I use my friends to do the work and they do it for little to no cost at all but i just give them clothes for payment and they are fine with that. 
Just remember, a pretty face doesnt sell the product, a good product sells itself, thats why crack dealers and hookers arent the hottest in the world. ha ha ha

Good luck on your search


----------



## Buechee (Dec 22, 2005)

I went there and felt the photo thang was off.


----------



## xaltair (Nov 12, 2007)

I tried signing up too, I was going to get into photography a bit more this year, but don't have the cash right now for a decent DSLR camera, so it'll have to wait. It does suck that you can't contact the models unless you sign up, and you can't sign up unless you're photographer or model.


----------



## Xeon (Aug 11, 2007)

LOL, yeah, they should have at least posted a contact e-mail on the website so that we can contact the admin guy and strike a deal with him.
Worst of all is : you can't contact anyone unless you're signed up!!!

It's entirely out of bounds.


----------



## MiNGLED (Aug 22, 2007)

You would have thought there would be a contact so you could hire the models, after all that's what they want right? To be employed? Just seems a bit odd to me.


----------



## Xeon (Aug 11, 2007)

*From Mingled:*


> You would have thought there would be a contact so you could hire the models, after all that's what they want right? To be employed? Just seems a bit odd to me.


Exactly, that's what I thought, but it seems that site is the exact opposite....maybe they're more for photographers, make-up artists and models as place to mingle, and not for external commercial purposes.

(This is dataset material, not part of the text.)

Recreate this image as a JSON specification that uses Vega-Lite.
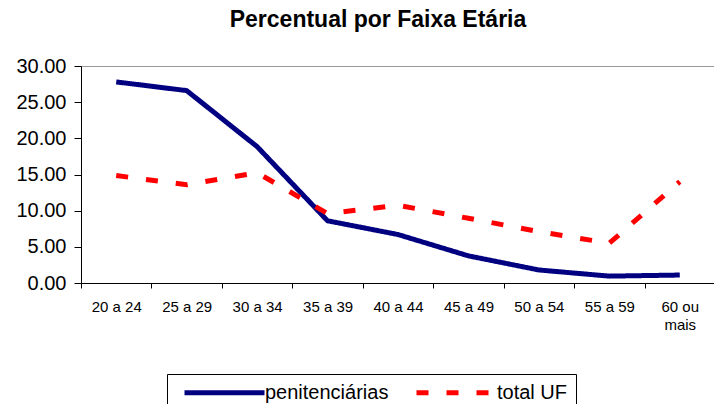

However, though, some models have left their instant-messaging IDs and e-mails etc. on their profiles. 
Also, all the models' pages have the comments of photographers on their pages, and these photographer's user IDs (most of them) are their actual names, and you just google them exactly as they're, like "Andrew Roberts" + photography.......and you will find the photographer's webpage / e-mail.
After that, u can e-mail them to contact the models you want, since those who post on the models' pages are photographers staying in the same area. 

Heck, I think I'm Sherlock Holmes' reincarnation. 
Xeon


----------



## Rodney (Nov 3, 2004)

> I've visited onemodelplace.com, but the whole site is too restrictive and I figure I need to spend at least a couple hundred dollars before I can even use the site to look for the specific kind of models I want.


I've used onemodelplace.com and it doesn't cost a couple hundred dollars to find a model.

Actually, their search feature is really nice. You can find models close to your zip code to interview and hire.

I think it's only $10 for a basic membership where you can find and contact models. The $79.95 silver membership allows for more advanced searches.

You can find a wide variety of models there.

I've also used t-shirtmodels.com. If you contact Bill there, he has access to ModelMayhem, so if you tell him what you're looking for, he may be able to source the right model for you.

I've also used craigslist, and that has worked well for finding models in my local area.


----------